I don’t care who our next pope will be. I find the fanfare understandable and laudable at times, but mostly lackluster. Even slightly annoying. I think a Patheos blogger already wrote about that.
Here and there, in conversations I’ve had lately, I’ve mentioned that globalizing the papacy makes me uneasy. I think I prefer Italian popes. But I really don’t care. I suspect that comment is just to make conversation interesting.
I’ve even found myself indifferent to the papacy in general. I mean, I like the institution for many different reasons, beginning with the fact that I love old things and find solace in the continuity they offer. But I am less and less convinced that the Church needs this pope or that pope.
In the US we’ve become so drunk on politics that we’ve inflated the office of president to a proportion that strikes me as downright idolatrous — a president is a thing to be loved and/or hated, with all your heart, all your might, and all your strength. Disgusting.
I suspect we’ve imported some of our presidential fantasies into the papacy. I am quite sure that the press has done just that, or worse.
The Church has not always had good leaders. We’ve had some terrible ones, and we have too many.
There is a dark hope in this fact, in the reality that our next pope may be a bust or too ordinary or not enough to satiate our thirst for celebrity and news-induced comas: the will of God manifests itself most vividly in the absurd, the inverted, the things that are not supposed to happen.
God appears in vertigo.
Did God will for the Shoah to happen? I sure hope not. The Old Testament shows us that God is not exactly an altruistic philanthropist, but it would be very odd for the God of Jacob to turn out to be an anti-Semite.
The point, of course, is that this sort of speculation is mostly navel gazing. Our questions about God are usually projections about ourselves. God remains untouched, mysterious, distorted in our psychoanalytic gaze.
Maybe God doesn’t care who the cardinals elect. Maybe the Holy Ghost is happy to let them decide and provide the blessing.

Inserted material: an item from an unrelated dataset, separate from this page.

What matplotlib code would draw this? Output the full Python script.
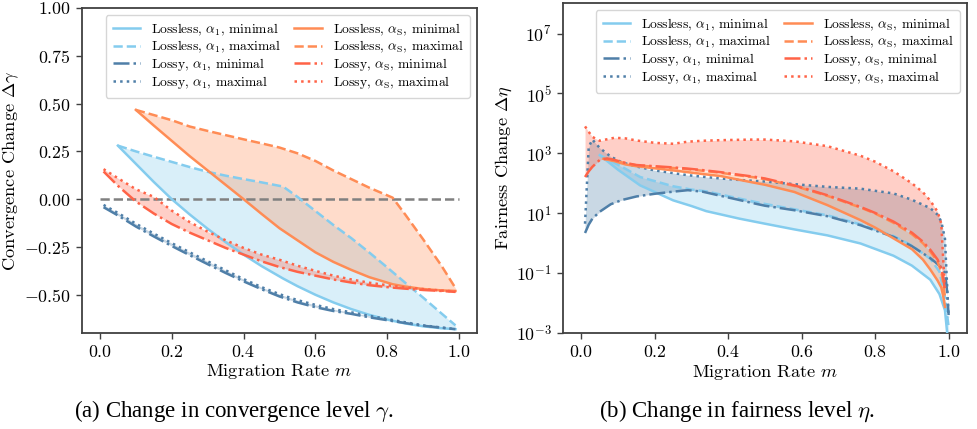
import numpy as np
import matplotlib
matplotlib.use("Agg")
import matplotlib.pyplot as plt
from matplotlib.ticker import FixedLocator, NullLocator

plt.rcParams['font.family'] = ['cmr10', 'DejaVu Sans']
plt.rcParams['mathtext.fontset'] = 'cm'
plt.rcParams['axes.formatter.use_mathtext'] = True
plt.rcParams['axes.unicode_minus'] = True

# ---------------- colours ----------------
C_LOSSLESS_A1 = '#84CCEE'
C_LOSSY_A1 = '#4F7FA8'
C_LOSSLESS_AS = '#FF8C55'
C_LOSSY_AS = '#FF6347'

labels = [
    r'Lossless, $\alpha_1$, minimal', r'Lossless, $\alpha_1$, maximal',
    r'Lossy, $\alpha_1$, minimal', r'Lossy, $\alpha_1$, maximal',
    r'Lossless, $\alpha_\mathrm{S}$, minimal', r'Lossless, $\alpha_\mathrm{S}$, maximal',
    r'Lossy, $\alpha_\mathrm{S}$, minimal', r'Lossy, $\alpha_\mathrm{S}$, maximal',
]

# ---------------- (a) convergence change ----------------
conv_m_lossless_a1 = [0.05, 0.1, 0.15, 0.2, 0.25, 0.3, 0.35, 0.4, 0.45, 0.51, 0.55,
                      0.6, 0.65, 0.7, 0.75, 0.8, 0.85, 0.9, 0.95, 0.99]
conv_lossless_a1_min = [0.28, 0.185, 0.09, 0.0, -0.08, -0.155, -0.225, -0.29, -0.35, -0.415,
                        -0.455, -0.50, -0.54, -0.575, -0.605, -0.63, -0.65, -0.665, -0.675, -0.68]
conv_lossless_a1_max = [0.28, 0.25, 0.222, 0.195, 0.168, 0.143, 0.123, 0.105, 0.088, 0.066,
                        0.012, -0.062, -0.135, -0.204, -0.279, -0.357, -0.437, -0.515, -0.596, -0.66]

conv_m_lossless_as = [0.1, 0.15, 0.2, 0.25, 0.3, 0.35, 0.4, 0.45, 0.5, 0.55, 0.6, 0.65,
                      0.7, 0.75, 0.815, 0.85, 0.9, 0.95, 0.99]
conv_lossless_as_min = [0.467, 0.385, 0.305, 0.225, 0.15, 0.075, 0.0, -0.077, -0.152, -0.215,
                        -0.278, -0.328, -0.37, -0.408, -0.445, -0.457, -0.47, -0.477, -0.48]
conv_lossless_as_max = [0.467, 0.44, 0.413, 0.38, 0.357, 0.335, 0.313, 0.292, 0.27, 0.24,
                        0.20, 0.15, 0.105, 0.06, 0.008, -0.08, -0.21, -0.345, -0.465]

conv_m_lossy = [0.01, 0.05, 0.1, 0.15, 0.2, 0.25, 0.3, 0.35, 0.4, 0.45, 0.5, 0.55, 0.6,
                0.65, 0.7, 0.75, 0.8, 0.85, 0.9, 0.95, 0.99]
conv_lossy_a1_min = [-0.042, -0.085, -0.143, -0.195, -0.245, -0.293, -0.34, -0.386, -0.43,
                     -0.471, -0.509, -0.54, -0.565, -0.585, -0.60, -0.618, -0.633, -0.648,
                     -0.662, -0.672, -0.68]
conv_lossy_a1_max = [-0.03, -0.072, -0.128, -0.18, -0.23, -0.278, -0.325, -0.372, -0.418,
                     -0.46, -0.497, -0.528, -0.553, -0.575, -0.592, -0.61, -0.627, -0.644,
                     -0.66, -0.671, -0.68]
conv_lossy_as_min = [0.145, 0.07, -0.012, -0.075, -0.13, -0.175, -0.215, -0.255, -0.29,
                     -0.325, -0.355, -0.38, -0.40, -0.42, -0.436, -0.45, -0.46, -0.468,
                     -0.475, -0.48, -0.485]
conv_lossy_as_max = [0.157, 0.11, 0.052, 0.012, -0.06, -0.12, -0.17, -0.215, -0.255, -0.29,
                     -0.317, -0.348, -0.375, -0.40, -0.42, -0.437, -0.45, -0.462, -0.47,
                     -0.478, -0.483]

# ---------------- (b) fairness change (log10 of the value) ----------------
fair_m_lossless_a1 = [0.05, 0.1, 0.16, 0.25, 0.3, 0.34, 0.43, 0.5, 0.58, 0.67, 0.76, 0.85,
                      0.9, 0.95, 0.975, 0.99, 1.0]
fair_lossless_a1_min_log10 = [2.94, 2.45, 1.93, 1.43, 1.24, 1.07, 0.82, 0.65, 0.46, 0.26,
                              -0.01, -0.42, -0.75, -1.22, -1.7, -2.24, -3.5]
fair_lossless_a1_max_log10 = [2.94, 2.62, 2.21, 1.90, 1.79, 1.73, 1.49, 1.31, 1.13, 0.93,
                              0.63, 0.24, -0.08, -0.52, -0.95, -1.8, -2.8]

fair_m_lossy_a1 = [0.01, 0.02, 0.03, 0.05, 0.08, 0.11, 0.15, 0.2, 0.25, 0.29, 0.33, 0.38,
                   0.42, 0.47, 0.5, 0.58, 0.67, 0.76, 0.85, 0.9, 0.95, 0.97, 0.98, 0.99,
                   0.995, 1.0]
fair_lossy_a1_min_log10 = [0.34, 0.62, 0.82, 1.05, 1.30, 1.44, 1.56, 1.65, 1.72, 1.77, 1.72,
                           1.58, 1.47, 1.33, 1.25, 1.10, 0.90, 0.60, 0.21, -0.10, -0.50,
                           -0.70, -0.82, -1.0, -1.5, -2.4]
fair_lossy_a1_max_log10 = [0.65, 3.21, 3.46, 3.18, 2.89, 2.70, 2.56, 2.43, 2.34, 2.27, 2.22,
                           2.16, 2.12, 2.08, 2.06, 1.97, 1.88, 1.82, 1.66, 1.45, 1.17, 0.95,
                           0.72, 0.15, -1.2, -2.47]

fair_m_lossless_as = [0.06, 0.09, 0.12, 0.15, 0.2, 0.25, 0.29, 0.33, 0.38, 0.42, 0.47, 0.5,
                      0.58, 0.67, 0.76, 0.8, 0.85, 0.9, 0.93, 0.95, 0.97, 0.98, 0.985, 0.99]
fair_lossless_as_min_log10 = [2.82, 2.74, 2.63, 2.57, 2.50, 2.43, 2.37, 2.31, 2.24, 2.14, 2.02,
                              1.95, 1.71, 1.27, 0.77, 0.52, 0.16, -0.20, -0.55, -0.88, -1.25,
                              -1.48, -1.75, -2.13]
fair_lossless_as_max_log10 = [2.82, 2.76, 2.67, 2.60, 2.55, 2.51, 2.47, 2.42, 2.35, 2.28, 2.20,
                              2.14, 1.91, 1.58, 1.19, 0.99, 0.68, 0.30, 0.0, -0.28, -0.62,
                              -0.95, -1.3, -1.8]

fair_m_lossy_as = [0.01, 0.02, 0.03, 0.05, 0.07, 0.09, 0.12, 0.15, 0.2, 0.25, 0.29, 0.33,
                   0.38, 0.42, 0.47, 0.5, 0.58, 0.67, 0.76, 0.8, 0.85, 0.9, 0.93, 0.95,
                   0.97, 0.98, 0.985, 0.99]
fair_lossy_as_min_log10 = [2.21, 2.40, 2.55, 2.78, 2.83, 2.78, 2.68, 2.61, 2.57, 2.53, 2.49,
                           2.44, 2.37, 2.30, 2.22, 2.16, 1.93, 1.60, 1.21, 1.01, 0.72, 0.35,
                           0.05, -0.22, -0.55, -0.85, -1.1, -1.6]
fair_lossy_as_max_log10 = [3.9, 3.72, 3.55, 3.42, 3.47, 3.52, 3.50, 3.43, 3.35, 3.32, 3.39,
                           3.42, 3.44, 3.45, 3.46, 3.46, 3.40, 3.24, 2.92, 2.72, 2.40, 2.0,
                           1.70, 1.42, 1.05, 0.65, -0.5, -1.5]

LW = 1.8
FILL_ALPHA = 0.3


def draw_pairs(ax, pairs):
    for m, lo, hi, color, _, _ in pairs:
        ax.fill_between(m, lo, hi, color=color, alpha=FILL_ALPHA, linewidth=0, zorder=1)
    handles = []
    for m, lo, hi, color, (ls_lo, ls_hi), (lab_lo, lab_hi) in pairs:
        h1, = ax.plot(m, lo, color=color, ls=ls_lo, lw=LW, label=lab_lo, zorder=3)
        h2, = ax.plot(m, hi, color=color, ls=ls_hi, lw=LW, label=lab_hi, zorder=3)
        handles += [h1, h2]
    return handles


def style_axes(ax):
    for s in ax.spines.values():
        s.set_color('#404040')
        s.set_linewidth(1.3)
    ax.tick_params(axis='both', which='major', labelsize=12.8, length=4, width=1.0,
                   color='#404040', direction='out', pad=4)
    ax.set_xlim(-0.05, 1.05)
    ax.set_xticks([0.0, 0.2, 0.4, 0.6, 0.8, 1.0])
    ax.set_xlabel(r'Migration Rate $m$', fontsize=13.2)


fig = plt.figure(figsize=(9.77, 4.29), dpi=100)
axA = fig.add_axes([82 / 977, 96 / 429, 395 / 977, 325 / 429])
axB = fig.add_axes([563 / 977, 96 / 429, 404 / 977, 330 / 429])

# ---- panel (a)
pairsA = [
    (conv_m_lossless_a1, conv_lossless_a1_min, conv_lossless_a1_max, C_LOSSLESS_A1,
     ('-', '--'), (labels[0], labels[1])),
    (conv_m_lossy, conv_lossy_a1_min, conv_lossy_a1_max, C_LOSSY_A1,
     ('-.', ':'), (labels[2], labels[3])),
    (conv_m_lossless_as, conv_lossless_as_min, conv_lossless_as_max, C_LOSSLESS_AS,
     ('-', '--'), (labels[4], labels[5])),
    (conv_m_lossy, conv_lossy_as_min, conv_lossy_as_max, C_LOSSY_AS,
     ('-.', ':'), (labels[6], labels[7])),
]
axA.hlines(0, 0, 1, colors='#808080', linestyles='--', lw=LW, zorder=2)
hA = draw_pairs(axA, pairsA)
style_axes(axA)
axA.set_ylim(-0.7, 1.0)
axA.set_yticks([-0.5, -0.25, 0.0, 0.25, 0.5, 0.75, 1.0])
axA.set_ylabel(r'Convergence Change $\Delta\gamma$', fontsize=13.2)
axA.yaxis.set_label_coords(-0.155, 0.5)
axA.xaxis.set_label_coords(0.5, -0.09)

# ---- panel (b)
def p10(a):
    return 10.0 ** np.asarray(a)

pairsB = [
    (fair_m_lossless_a1, p10(fair_lossless_a1_min_log10), p10(fair_lossless_a1_max_log10),
     C_LOSSLESS_A1, ('-', '--'), (labels[0], labels[1])),
    (fair_m_lossy_a1, p10(fair_lossy_a1_min_log10), p10(fair_lossy_a1_max_log10),
     C_LOSSY_A1, ('-.', ':'), (labels[2], labels[3])),
    (fair_m_lossless_as, p10(fair_lossless_as_min_log10), p10(fair_lossless_as_max_log10),
     C_LOSSLESS_AS, ('-', '--'), (labels[4], labels[5])),
    (fair_m_lossy_as, p10(fair_lossy_as_min_log10), p10(fair_lossy_as_max_log10),
     C_LOSSY_AS, ('-.', ':'), (labels[6], labels[7])),
]
axB.set_yscale('log')
hB = draw_pairs(axB, pairsB)
style_axes(axB)
axB.set_ylim(1e-3, 1.05e8)
axB.yaxis.set_major_locator(FixedLocator([1e-3, 1e-1, 1e1, 1e3, 1e5, 1e7]))
axB.yaxis.set_minor_locator(NullLocator())
axB.set_ylabel(r'Fairness Change $\Delta\eta$', fontsize=13.2)
axB.yaxis.set_label_coords(-0.122, 0.5)
axB.xaxis.set_label_coords(0.5, -0.09)

for ax, hs in ((axA, hA), (axB, hB)):
    ax.legend(hs, labels, ncol=2, loc='upper right',
              fontsize=9.8, labelspacing=0.07, handlelength=2.0, handletextpad=0.8,
              columnspacing=1.0, borderpad=0.5, framealpha=0.8, edgecolor='#cccccc')

# captions
fig.text(234 / 977, 1 - 411 / 429, r'(a) Change in convergence level $\gamma$.',
         ha='center', va='center', fontsize=16.5, family=['Liberation Serif', 'DejaVu Serif'])
fig.text(737 / 977, 1 - 411 / 429, r'(b) Change in fairness level $\eta$.',
         ha='center', va='center', fontsize=16.5, family=['Liberation Serif', 'DejaVu Serif'])

fig.savefig('out.png', dpi=100)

I don’t know or care.
This apolitical theology of indifference is not apathy or neglect. I think we need to radically change the way we think about these events and this thing we call the Church within the 24-hour news cycle. By “radically change” I mean to return to a root (radis) we’ve never known, but always desire. Something far more enchanting than the daily news and its objectified victims.
I took my sons bowling last week. The eldest was losing to his younger brother and me. He began to pray. He pleaded with Jesus, begging for deliverance from the shame of losing to his younger brother. He made the sign of the cross and recited a Hail Mary, with sincerity and reverence. He lost.
I didn’t insult him with consolations or excuses. He’ll have to sort that out himself, I guess. I don’t know how prayer works — nor do I care, really. Just like the pope, whoever and whenever it will be.